Let me restate. Rent is not happy. Rent is amazing; Rent is powerful; Rent portrays much of the cold hard world as it really can be; Rent shows the value of friendships and chosen families. Rent may provide some hope, but Rent is not happy. If the movie ends up being happy it is not Rent.

Teenage girls: Making a (rude) show of themselves at the Liz show

Filed under: Rant — Starre at 11:29 pm on Wednesday, October 12, 2005

This is part 1 of a two part blog on the Liz Phair concert. I broke the rant off into it’s own entry, especially since both parts are so long. Somehow the husband and I ended up behind a small gaggle of teenage girls. I am seriously beginning to think that the teenage girls in this area are rude, self-centered, and uncultured. A group of teenage girls ruined the 2nd act of phantom for me (they loudly ate cellophane wrapped food throughout the second act, while giggling and talking, this would be right after what one girl called “halftime?). This group of girls at the concert who were all wearing skimpy clothes, and were perfectly groomed (and I suspect at least one had some work done on her chest). There were four of them, and one in particular, seemed to think the earth revolved around her. Here are just a few examples:
- there was this light that was on a rotation and during the rotation shinned in the audience. It hit me directly in the eye, as it did the leader of this gaggle. When the light hit my eye I put my hand up. When the light hit her eye she gasped, and gasped loud enough that we could hear her over the music (impressive since we were like five feet from the speakers). After gasping she freaked out and did various things like grabbing her friend’s head and putting it in the path of the light (like her friend wanted to be blinded instead!). She made such a big deal out of this that all the people around were staring at her. And she did this EACH time the light rotated to our direction. And each time she acted surprised and shocked. I think people who have been shot in the arm with a gun make less noise and disturbance.
- This same lovely specimen of teenagerhood later had several cell phone discussions. During one she apparently thought it was too loud (ummm concert!) and so she bent over so her head was near the floor. Now she was just inches from B. (the husband) and now her butt was so close to B. that he could have sneezed and she would have fallen over. On to her face.
- The same girls apparently think concerts are a good time to chat, as they managed to quite easily over the music.
- A few of them were text messaging people throughout the show.

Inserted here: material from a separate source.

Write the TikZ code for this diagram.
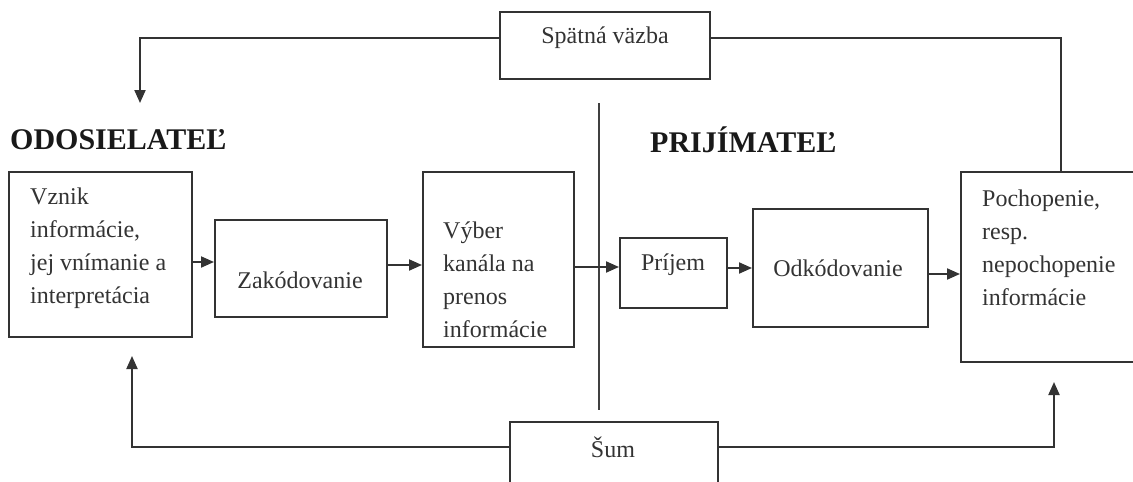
\documentclass[tikz,border=0pt]{standalone}
\usepackage{fontspec}
\setmainfont{Liberation Serif}
\usetikzlibrary{positioning,arrows.meta}

\begin{document}
\begin{tikzpicture}[x=1pt, y=-1pt,
        box/.style={draw=black!80, line width=2pt, inner sep=0pt},
        txt/.style={text=black!80, font=\fontsize{24}{33}\selectfont, inner sep=0pt, align=left},
        title/.style={text=black!90, font=\fontsize{30}{32}\selectfont\bfseries, inner sep=0pt},
        link/.style={draw=black!80, line width=2pt},
        arr/.style={link, -{Triangle[length=13pt,width=11pt]}}]
        \useasboundingbox (0,0) rectangle (1133,482);

        % feedback box and headings
        \node[box, minimum width=210pt, minimum height=67pt] (fb) at (605,45.5) {};
        \node[txt] (fbt) at (605,38) {Spätná väzba};
        \node[title, anchor=west] (odos) at (10,140) {ODOSIELATEĽ};
        \node[title, anchor=west] (prij) at (650,140) {PRIJÍMATEĽ};

        \draw[black!75, line width=1.5pt] (599,103) -- (599,410);

        % sender side
        \node[box, minimum width=183pt, minimum height=165pt] (vznik) at (100.5,254.5) {};
        \node[txt, anchor=west] (vznikt) at (30,248) {Vznik\\informácie,\\jej vnímanie a\\interpretácia};

        \node[box, minimum width=172pt, minimum height=97pt] (zakod) at (301,268.5) {};
        \node[txt] (zakodt) at (300,280) {Zakódovanie};

        \node[box, minimum width=151pt, minimum height=175pt] (vyber) at (498.5,259.5) {};
        \node[txt, anchor=west] (vybert) at (443,280) {Výber\\kanála na\\prenos\\informácie};

        % receiver side
        \node[box, minimum width=107pt, minimum height=70pt] (prijem) at (673.5,273) {};
        \node[txt] (prijemt) at (673,265) {Príjem};

        \node[box, minimum width=175pt, minimum height=118pt] (odkod) at (840.5,268) {};
        \node[txt] (odkodt) at (838,268) {Odkódovanie};

        \node[box, minimum width=200pt, minimum height=190pt] (poch) at (1061,267) {};
        \node[txt, anchor=west] (pocht) at (982,248) {Pochopenie,\\resp.\\nepochopenie\\informácie};

        % noise
        \node[box, minimum width=208pt, minimum height=78pt] (sum) at (614,461) {};
        \node[txt] (sumt) at (613,447) {Šum};

        % flow
        \draw[arr] ([yshift=-7.5pt]vznik.east) -- ([yshift=6.5pt]zakod.west);
        \draw[arr] ([yshift=3.5pt]zakod.east) -- ([yshift=-5.5pt]vyber.west);
        \draw[arr] ([yshift=-7.5pt]vyber.east) -- ([yshift=6pt]prijem.west);
        \draw[arr] ([yshift=5pt]prijem.east) -- (odkod.west);
        \draw[arr] ([yshift=-6pt]odkod.east) -- ([yshift=-7pt]poch.west);

        \coordinate (fbend) at (140,103);
        \draw[arr] (fb.west |- fbt) -| (fbend);
        \draw[link] (fb.east |- fbt) -| (poch.north);

        \coordinate (sumL) at (132,356);
        \coordinate (sumR) at (1054,382);
        \draw[arr] (sum.west |- sumt) -| (sumL);
        \draw[arr] (sum.east |- sumt) -| (sumR);
\end{tikzpicture}
\end{document}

In addition, they didn’t know the vast majority of Liz’s music. But the songs they did know… Liz has some really explicit music (see WHC for an example), too explicit for me to put on this blog. These girls knew those songs by heart and were belting them out. Some of these songs were almost as old as they were. Other songs, like ones off her two most recent albums, they didn’t seem to know (unless it was explicit, WHC again). Now there are things in these songs I don’t know if I knew about at their age. I can’t imagine the parents that let their kids listen to this. I know there is only so much the parents can do, but they had a parent (well a soon to be step mother) there with them! This is the same area that has issues with teaching evolution in the schools. Anyone see anything disturbing about this?